“Self-understanding” is a term frequently found in the writings of contemporary Christian theologians - Catholic and Protestant alike.

It is used because in the modern culture of Western Europe and North America it is now nature that is believed to be the source of every human problem. And, through disciplined observation, mathematics and common rationality, it is nature that is believed to be the source for all solutions to human problems.

Nature! Self-understanding is the human expression of nature. So it is that in modernity, the act of self-understanding serves as the point in nature where religion is understood to begin.

Self-understanding consists of presumptions, beliefs about who or what deserves one’s loyalty. This belief is much more than simply an opinion - it is belief that unavoidably forms one’s behavior. It is that to which an individual holds herself or himself to be accountable. It is one’s understanding of one’s own code of obligation. These codes function so thoroughly within each individual that often they go unrecognized by those acting in accord with them.

Self-understanding is variable. In different social settings each individual understands her/himself in different ways. Each social setting entails presumptions about one’s self, some code of behavior unique to the individual in the particular setting.

In the family, individuals understand themselves one way. If it is the workplace or the school or neighborhood or community or religious institution, individuals understand themselves in other ways. The codes govern one’s belief about what she or he ought to and ought not to talk about; to whom one does and does not defer.

But for each relatively healthy adult there is one code that applies in every social setting. No matter what the setting, this code obligates; it is unconditional, the one expression of self-understanding that shepherds all others, the one that is absolute in every circumstance. The social setting for this code is the human family as a whole.

Self-understanding with all of its components is the beginning of the human’s religion. This is the point in contemporary religion’s use of modern culture to convey its message. But two more features must be acknowledged. The first has already been suggested. Self-understanding with integrity requires wakefulness, the intent to learn which presumptions actually function within an individual’s behavior. Self-understanding abides in feelings, powerful feelings often obscured by learned fears and evasive communicative habits. Awaken!

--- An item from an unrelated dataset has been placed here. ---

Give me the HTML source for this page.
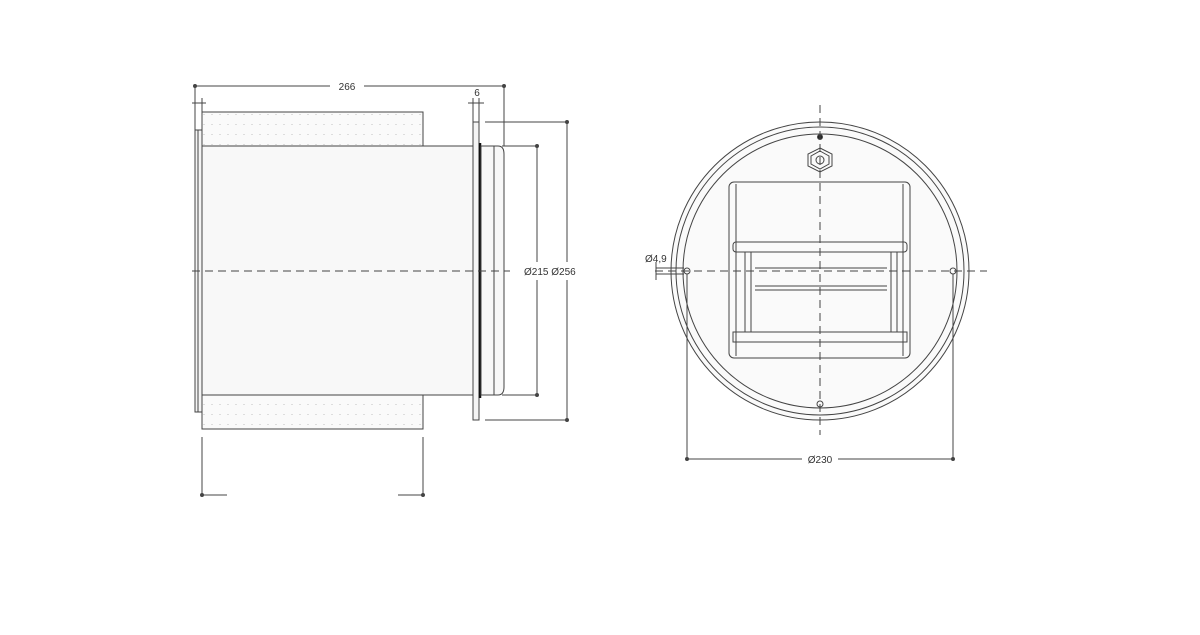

Wakefulness seeks to recognize one’s understanding one’s self. It is not an end in itself. It functions for the sake of the fundamental human responsibility; namely, to choose how one understands one’s self. Self-understanding in its wholeness entails faith, understood as wakefulness for the sake of decision - what one wills to be one’s self-understanding.

In its completeness, self-understanding exceeds the content of obligation; it is finally the responsibility to act, to create one’s own self-understanding. So it goes for the human truly accountable to one’s own task as a human. Ducks and beagles do not bear this responsibility; only the human.

It is this inescapable and distinctively human act that religious faith addresses. Whether it is the spiritual traditions of the Anishinaabe , or that of Buddhism or Hinduism or Islam or Judaism or Christianity - all address the issue that belongs strictly to the human; namely, in every circumstance to choose one’s own understanding of one self, to decide who or what warrants accountability in absolutely every social setting.

For the first century church, it was Jesus. And for the 21st century church it is Jesus; to understand oneself as one who exists in the presence of Jesus, summoned in every instant to practice Christ like regard equally toward the neighbor and toward one self.

These comments do not claim that only one religious response to the human responsibility is the true one. Instead they confess that there is one true religious response and that there may be many. No religion is in a position to judge another, negatively or positively.

Always, however, each is in a position to judge itself - continual reform for itself and for the culture within which it functions. That too is the nature of authentic human existence.

To convey the gospel, Jesus and the primitive church used the culture of first century Palestinian society encompassed by the agrarian-peasant society gathered around the Mediterranean Sea. It is well to remember this in our interpretations of that event.

What I suggest above is that the contemporary church do the same - namely, use our culture, that of modernity, to convey the gospel. In this we author a new verse for a glorious and very old hymn.